3.56 Respondents’ suggested revisions to this outcome reflect the themes described above, as follows:

  • ‘We would welcome stronger phrasing: nature access is a right, and rather than saying everyone can have access, we’d rather a more active commitment’. [Scottish Wildlife Trust]
  • ‘Suggest the wording is slightly changed to ‘everyone accesses, enjoys and connects with nature’. [Scottish Land and Estates]
  • ‘Everyone can access, enjoy and connect with nature – in both urban and rural environments’. [Nautilus Consultants]
  • ‘Barriers to access are removed enabling everyone to experience, enjoy and connect with nature’. [National Trust for Scotland]
  • ‘Everyone can access, enjoy and connect with the environment’. [Historic Environment Scotland]
  • ‘Everyone can access, enjoy and connect with nature as part of their daily life’. [OPENspace research centre]

Responses to Outcome 6: The global footprint of our consumption and production is sustainable

Introduction and overview

3.57 This outcome ranked joint fourth in terms of the number of comments received.  Just under a quarter of all online discussion participants - a total of 24 respondents - commented specifically on outcome 6. This group comprised 6 local authorities/public sector organisations, 5 individuals, 4 environmental charities, 6 membership organisations, 2 businesses and 1 environmental research group.

3.58 As with other outcomes, responses were generally concise.  The range included short answers with a broad expression of agreement, to longer responses from organisations such as The Strathclyde Centre for Environmental Law and Governance, which included examples of current relevant initiatives and discussed the implications of achieving this outcome, particularly in relation to social inequality.

3.59 There were strong expressions of support for this outcome. Examples include ‘welcome the ambition for this outcome’ [National Trust for Scotland] and ‘approve of your outcomes…particularly No. 6’ [NHS National Services Scotland].

Comments on the outcome

3.60 The scope of this outcome was frequently praised. Reflections on the importance of a global perspective included ‘it would be possible to reduce our own emissions by importing goods from elsewhere but to think on a global scale prevents this outsourcing which just transfers the impact to another country’ [Scottish Land and Estates] and ‘it acknowledges that damaging environmental practices are taking place in other countries on Scotland’s behalf’ [Individual].  Others highlighted the value of a ‘whole of government’ approach through comments such as ‘this can be achieved by the Scottish Government working closely with Local Authorities’ [Environmental Protection Scotland].

3.61 Linked to the above, many highlighted outcome 6 as crucially connected to the overarching vision set out for Scotland.  Examples include: ‘it acts as an umbrella statement for the other objectives’ [James Hutton Institute], ‘pleased to see inclusion of outcome 6 in the proposals. Sustainable consumption and production are essential components of “one planet living”’ [IEMA], and ‘considering our global footprint will be vital in domestic decision making’ [NFU Scotland].

3.62 Reflecting the complexity of global interconnections, one respondent asked ‘what are we trying to achieve in terms of top-level outcomes.

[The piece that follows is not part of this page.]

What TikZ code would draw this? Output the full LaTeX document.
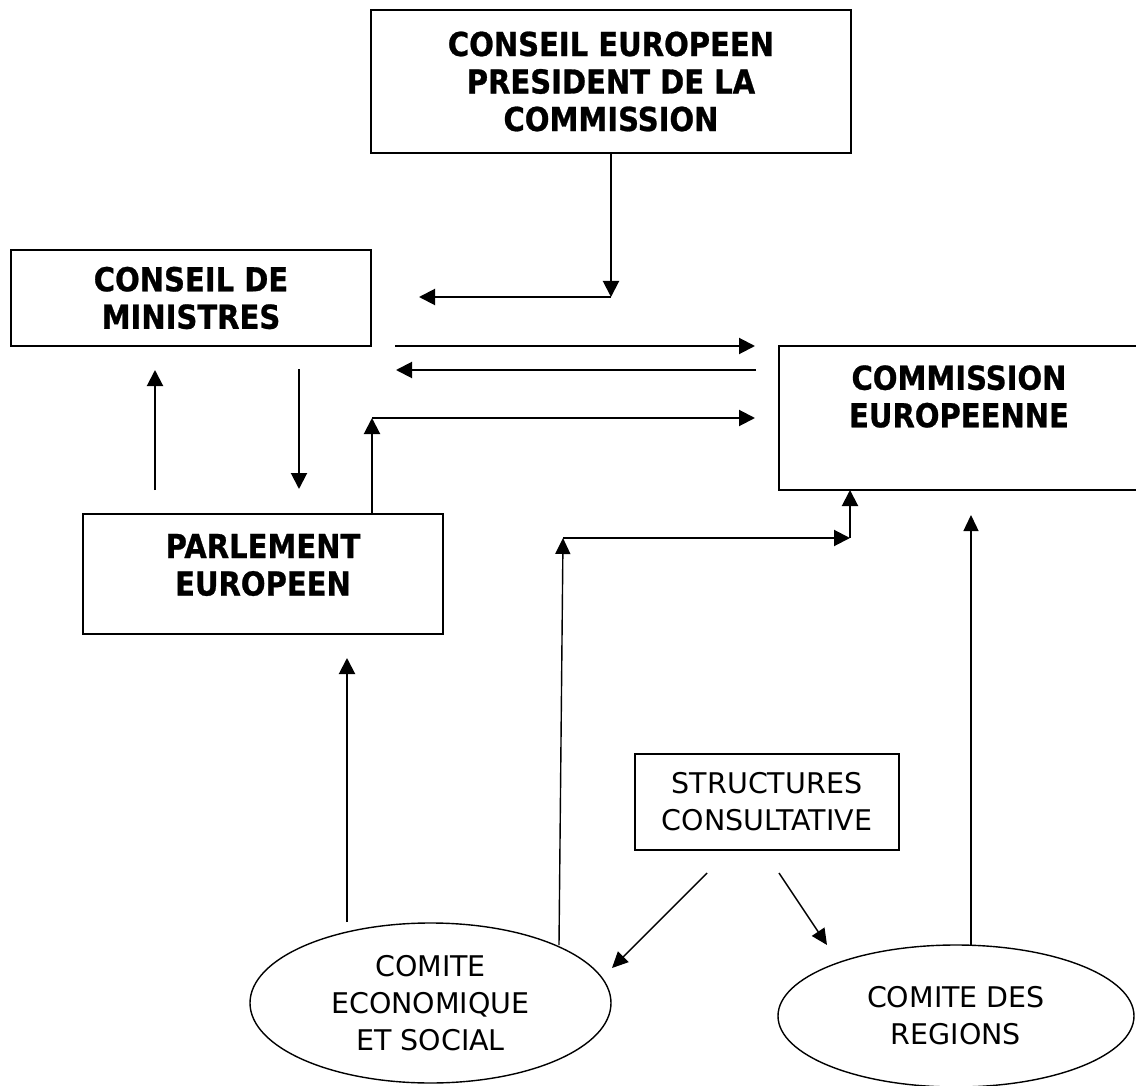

For example, do we want to be a climate change leader, or do we really want to deliver a Scotland which substantially exceeds its domestic and international obligations in carbon mitigation and can influence the actions of others as a result?’ [Scottish Borders Council]

3.63 Some asked for more detail about how this outcome would be achieved and highlighted a lack of clarity about Scotland’s global footprint at present. One respondent said ‘this objective is not SMART, making it very hard to measure’ [Aberdeen City Council]; another suggested ‘that implies a reduction from where it currently is. It would be helpful to acknowledge this in the strategy’ [Mountaineering Scotland]. Some participants highlighted evidence gaps, for example in relation to current emission measurements.

3.64 Suggested amendments to this outcome put forward by respondents included:

  • Changing ‘sustainable’ to ‘sustainable and ethical’.
  • Acknowledgement of the circular economy within this outcome.
  • Reference to the ‘planetary boundaries’ framework[6].
  • Reference to delivery of the UN Sustainable Development Goals within the outcome.

3.65 Two respondents expressed cynicism as to the achievability of this outcome. One said ‘small sentence for a very, very big ask of voters. I don’t believe it’s possible without drastic changes to almost every aspect of life. Three planets to one planet!!!???’ [Biobags Ltd.] Another noted ‘I suspect this is far from true. I do not see any successful Government or Council backed schemes to encourage recycling, less use and sustainability’ [Individual].